Gold prices surged to a fresh all-time high on Tuesday, September 30, 2025, as both domestic and global markets witnessed strong buying momentum in the yellow metal. On the Multi Commodity Exchange (MCX), gold futures jumped 1.21% to touch ₹1,16,850 per 10 grams, setting a new record. In international markets, December gold futures also rose 1.14% to $3,899.15 per ounce, the highest level ever recorded.
According to data from the National Stock Exchange (NSE), gold has delivered an impressive 37% return in the past 12 months and is up nearly 31% so far this year. In comparison, the Nifty 50 index slipped 4.65% in the last one year and has managed to rise just 3.66% in 2025. This stark divergence highlights why investors are flocking to gold as a safer asset.
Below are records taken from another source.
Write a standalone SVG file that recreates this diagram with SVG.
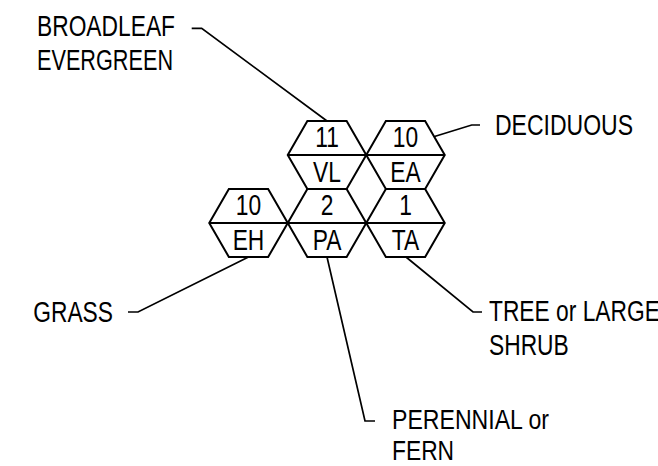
<svg xmlns="http://www.w3.org/2000/svg" xmlns:xlink="http://www.w3.org/1999/xlink" width="658" height="466" viewBox="0 0 658 466">
<style>
.hex{fill:#fff;stroke:#000;stroke-width:2;stroke-linejoin:miter}
.div{stroke:#000;stroke-width:2}
.lead{fill:none;stroke:#000;stroke-width:1.7;stroke-linejoin:miter}
text{font-family:"Liberation Sans",Arial,sans-serif;font-size:30px;fill:#000}
.s{font-size:27px}
.c{text-anchor:middle}
.e{text-anchor:end}
</style>
<defs>
<g id="hex">
<polygon class="hex" points="-39.25,0 -19.625,-34 19.625,-34 39.25,0 19.625,34 -19.625,34"/>
<line class="div" x1="-39.25" y1="0" x2="39.25" y2="0"/>
</g>
</defs>
<rect width="658" height="466" fill="#fff"/>
<g id="connectors">
<polyline class="lead" points="191.7,28.3 201.7,28.3 327,121"/>
<polyline class="lead" points="480,125 471.7,125 434.5,136.5"/>
<polyline class="lead" points="128,312 138,312 248.5,257"/>
<polyline class="lead" points="327,257 365,421 375,421"/>
<polyline class="lead" points="406,257 473,312 482,312"/>
</g>
<g id="node-VL" transform="translate(327,155)">
<use xlink:href="#hex"/>
<text class="c" transform="translate(0,-8) scale(0.76,1)">11</text>
<text class="c" transform="translate(0,27) scale(0.76,1)">VL</text>
</g>
<g id="node-EA" transform="translate(405.5,155)">
<use xlink:href="#hex"/>
<text class="c" transform="translate(0,-8) scale(0.76,1)">10</text>
<text class="c" transform="translate(0,27) scale(0.76,1)">EA</text>
</g>
<g id="node-EH" transform="translate(248.5,223)">
<use xlink:href="#hex"/>
<text class="c" transform="translate(0,-8) scale(0.76,1)">10</text>
<text class="c" transform="translate(0,27) scale(0.76,1)">EH</text>
</g>
<g id="node-PA" transform="translate(327,223)">
<use xlink:href="#hex"/>
<text class="c" transform="translate(0,-8) scale(0.76,1)">2</text>
<text class="c" transform="translate(0,27) scale(0.76,1)">PA</text>
</g>
<g id="node-TA" transform="translate(405.5,223)">
<use xlink:href="#hex"/>
<text class="c" transform="translate(0,-8) scale(0.76,1)">1</text>
<text class="c" transform="translate(0,27) scale(0.76,1)">TA</text>
</g>
<g id="labels">
<text transform="translate(37,36) scale(0.76,1)">BROADLEAF</text>
<text transform="translate(37,70) scale(0.76,1)" textLength="179" lengthAdjust="spacingAndGlyphs">EVERGREEN</text>
<text transform="translate(495,135) scale(0.76,1)" textLength="181.6" lengthAdjust="spacingAndGlyphs">DECIDUOUS</text>
<text class="e" transform="translate(113,322) scale(0.76,1)">GRASS</text>
<text transform="translate(489,321) scale(0.76,1)">TREE or LARGE</text>
<text transform="translate(489,355) scale(0.76,1)">SHRUB</text>
<text class="s" transform="translate(392,429) scale(0.845,1)" textLength="185.8" lengthAdjust="spacingAndGlyphs">PERENNIAL or</text>
<text class="s" transform="translate(392,460) scale(0.845,1)">FERN</text>
</g>
</svg>
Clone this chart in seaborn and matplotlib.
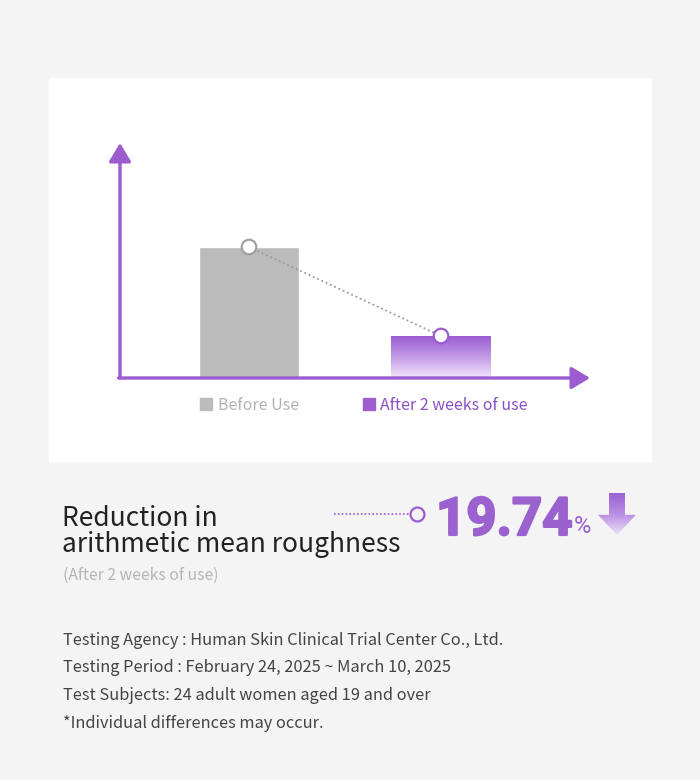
import numpy as np
import matplotlib.pyplot as plt
import matplotlib.patheffects as pe
import seaborn as sns
from matplotlib.patches import Patch, Rectangle, Polygon
from matplotlib.lines import Line2D
from matplotlib.colors import LinearSegmentedColormap

# ---------------- DATA ----------------
groups = ["Before Use", "After 2 weeks of use"]
values = [131, 42]          # bar heights as drawn (relative units)
reduction = "19.74"
title_lines = ["Reduction in", "arithmetic mean roughness"]
subtitle = "(After 2 weeks of use)"
notes = [
    "Testing Agency : Human Skin Clinical Trial Center Co., Ltd.",
    "Testing Period : February 24, 2025 ~ March 10, 2025",
    "Test Subjects: 24 adult women aged 19 and over",
    "*Individual differences may occur.",
]

# ---------------- STYLE ----------------
BG = "#f4f4f4"
PURPLE = "#9a5ccf"
NUM_PURPLE = "#9b62cf"
GRAY_BAR = "#bbbbbb"
W, H = 700, 780

sns.set_theme(style="white")
plt.rcParams["font.family"] = ["Noto Sans CJK KR", "DejaVu Sans"]


def fx(px):
    return px / W


def fy(py):
    return 1 - py / H


fig = plt.figure(figsize=(7, 7.8), dpi=100)
fig.patch.set_facecolor(BG)

# white card behind the chart
fig.add_artist(Rectangle((fx(49), fy(461)), fx(602), 383 / H,
                         transform=fig.transFigure, color="white", zorder=0))

# ---------------- BAR CHART ----------------
ax = fig.add_axes([fx(120), fy(378), fx(470), 235 / H])
ax.set_facecolor("none")

sns.barplot(x=groups, y=values, hue=groups, palette=[GRAY_BAR, PURPLE],
            width=0.52, ax=ax, legend=False, saturation=1)
ax.set_xticks([])
ax.set_yticks([])
ax.set_xlabel("")
ax.set_ylabel("")
for s in ax.spines.values():
    s.set_visible(False)

# gradient fill on the "after" bar
after_bar = max(ax.patches, key=lambda p: p.get_x())
bx, by = after_bar.get_x(), after_bar.get_y()
bw, bh = after_bar.get_width(), after_bar.get_height()
grad = LinearSegmentedColormap.from_list("g", ["#f2e6fc", "#c39be6", "#9a5cd3"])
img = ax.imshow(np.linspace(0, 1, 256).reshape(-1, 1), cmap=grad, origin="lower",
                extent=(bx, bx + bw, by, by + bh), aspect="auto", zorder=3)
img.set_clip_path(after_bar)
ax.set_xlim(-0.672, 1.776)
ax.set_ylim(0, 235)

# axis arrows
arrow = dict(arrowstyle="-|>,head_length=0.75,head_width=0.45", color=PURPLE,
             lw=2.4, mutation_scale=15, shrinkA=0, shrinkB=0)
ax.annotate("", xy=(0, 1.0), xytext=(0, 0), xycoords="axes fraction",
            arrowprops=arrow, annotation_clip=False)
ax.annotate("", xy=(1.0, 0), xytext=(-0.003, 0), xycoords="axes fraction",
            arrowprops=arrow, annotation_clip=False)

# dotted connector with markers at bar tops
ax.plot([0, 1], values, ls=(0, (1, 1.6)), color="#9a9a9a", lw=1.3, zorder=4)
ax.scatter([0, 1], values, s=110, facecolor="white",
           edgecolor=["#a0a0a0", "#9a5ccf"], linewidth=1.6, zorder=5, clip_on=False)

# legend
handles = [Patch(color=GRAY_BAR), Patch(color="#9b5fd0")]
leg = ax.legend(handles, groups, ncol=2, frameon=False, loc="center",
                bbox_to_anchor=(fx(364), fy(405)), bbox_transform=fig.transFigure,
                handlelength=0.75, handleheight=0.75, handletextpad=0.35,
                columnspacing=4.0, fontsize=11.5)
for t, c in zip(leg.get_texts(), ["#b3b3b3", "#8a4fc4"]):
    t.set_color(c)

# ---------------- HEADLINE ----------------
fig.text(fx(62), fy(526), title_lines[0], fontsize=19, color="#222222", va="baseline")
fig.text(fx(62), fy(552), title_lines[1], fontsize=19, color="#222222", va="baseline")
fig.text(fx(63), fy(580), subtitle, fontsize=11.3, color="#b5b5b5", va="baseline")

# dotted pointer to the number
fig.add_artist(Line2D([fx(334), fx(410)], [fy(514), fy(514)], transform=fig.transFigure,
                      ls=(0, (1, 1.3)), color=PURPLE, lw=1.2))
fig.add_artist(Line2D([fx(417)], [fy(514)], transform=fig.transFigure, marker="o",
                      markersize=10, mfc=BG, mec=PURPLE, mew=1.6))

# big number
renderer = fig.canvas.get_renderer()
num = fig.text(fx(436), fy(535), reduction, fontsize=38, fontfamily="Roboto",
               fontweight="bold", color=NUM_PURPLE, va="baseline",
               path_effects=[pe.withStroke(linewidth=1.6, foreground=NUM_PURPLE)])
nx = num.get_window_extent(renderer).x1
fig.text(nx / W + fx(1), fy(533), "%", fontsize=17, fontfamily="Roboto",
         color=NUM_PURPLE, va="baseline")

# gradient down arrow
ax2 = fig.add_axes([fx(598), fy(535), fx(38), 42 / H])
ax2.axis("off")
ax2.set_xlim(0, 1)
ax2.set_ylim(0, 1)
shape = Polygon([(0.29, 1), (0.71, 1), (0.71, 0.48), (1, 0.48), (0.5, 0),
                 (0, 0.48), (0.29, 0.48)], closed=True, facecolor="none", edgecolor="none")
ax2.add_patch(shape)
arr_grad = LinearSegmentedColormap.from_list("a", ["#ecdffa", "#b98fe3", "#9a62d3"])
im2 = ax2.imshow(np.linspace(0, 1, 256).reshape(-1, 1), cmap=arr_grad, origin="lower",
                 extent=(0, 1, 0, 1), aspect="auto")
im2.set_clip_path(shape)

# ---------------- NOTES ----------------
for i, line in enumerate(notes):
    fig.text(fx(63), fy(645 + i * 27.5), line, fontsize=11.8, color="#444444", va="baseline")

fig.savefig("out.png", dpi=100, facecolor=BG)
Here are the five major factors driving gold’s record-breaking rally:
A depreciating Indian rupee has made imported gold more expensive, further pushing domestic prices upward. At the same time, demand for gold traditionally spikes during India’s festive and wedding season. With Dussehra and Diwali around the corner, jewelers are witnessing strong orders for both heritage and handcrafted jewelry. Despite record-high prices, cultural and emotional significance continues to drive purchases, ensuring steady demand.
Uncertainty in the United States is also supporting gold prices. Concerns over a possible government shutdown, amid political standoffs between President Donald Trump and the Democrats, have rattled investor sentiment. Market participants are closely watching upcoming economic indicators, including job openings, private payroll data, ISM manufacturing PMI, and Friday’s non-farm payroll report. Any negative surprises could fuel further gains in safe-haven assets like gold.
Ongoing geopolitical conflicts, including the Russia–Ukraine war, the Israel–Hamas crisis, and trade-related disputes involving the US, have created instability across global markets. In such an environment, investors often turn to gold, which is widely considered a safe and reliable store of value. In India too, many buyers are now treating gold less as jewelry and more as a long-term investment, especially amid sluggish stock market performance.
Another strong driver of the gold rally is large-scale central bank buying. To safeguard against currency volatility and the weakening US dollar, many countries across Asia, the Middle East, and Europe have been increasing their gold reserves. The Reserve Bank of India (RBI) has also added to its holdings.
According to the World Gold Council, central banks purchased 20 tonnes of gold in May 2025 alone. Over the past three years, annual central bank demand has consistently exceeded 1,000 tonnes—more than double the average of 400–500 tonnes seen in the previous decade.
Global investors are also pouring money into gold-backed exchange-traded funds (ETFs), which offer exposure to gold without the challenges of physical storage. The world’s largest gold ETF, SPDR Gold Trust, saw its holdings climb 0.60% on Monday to 1,011.73 metric tonnes—the highest since July 2022.
Additionally, expectations of prolonged low interest rates in the US and other developed markets are making non-yielding assets like gold even more attractive. With bond yields falling, gold is increasingly being seen as a hedge against inflation and economic uncertainty.
Experts suggest that if current global and domestic trends continue, gold may move towards the next psychological level of ₹1.25 lakh per 10 grams ahead of Diwali. However, they also caution that such investments should be made carefully, as markets remain volatile.
For now, the yellow metal continues to outshine equities and other traditional assets, cementing its status as a preferred safe-haven investment in times of economic and political turmoil.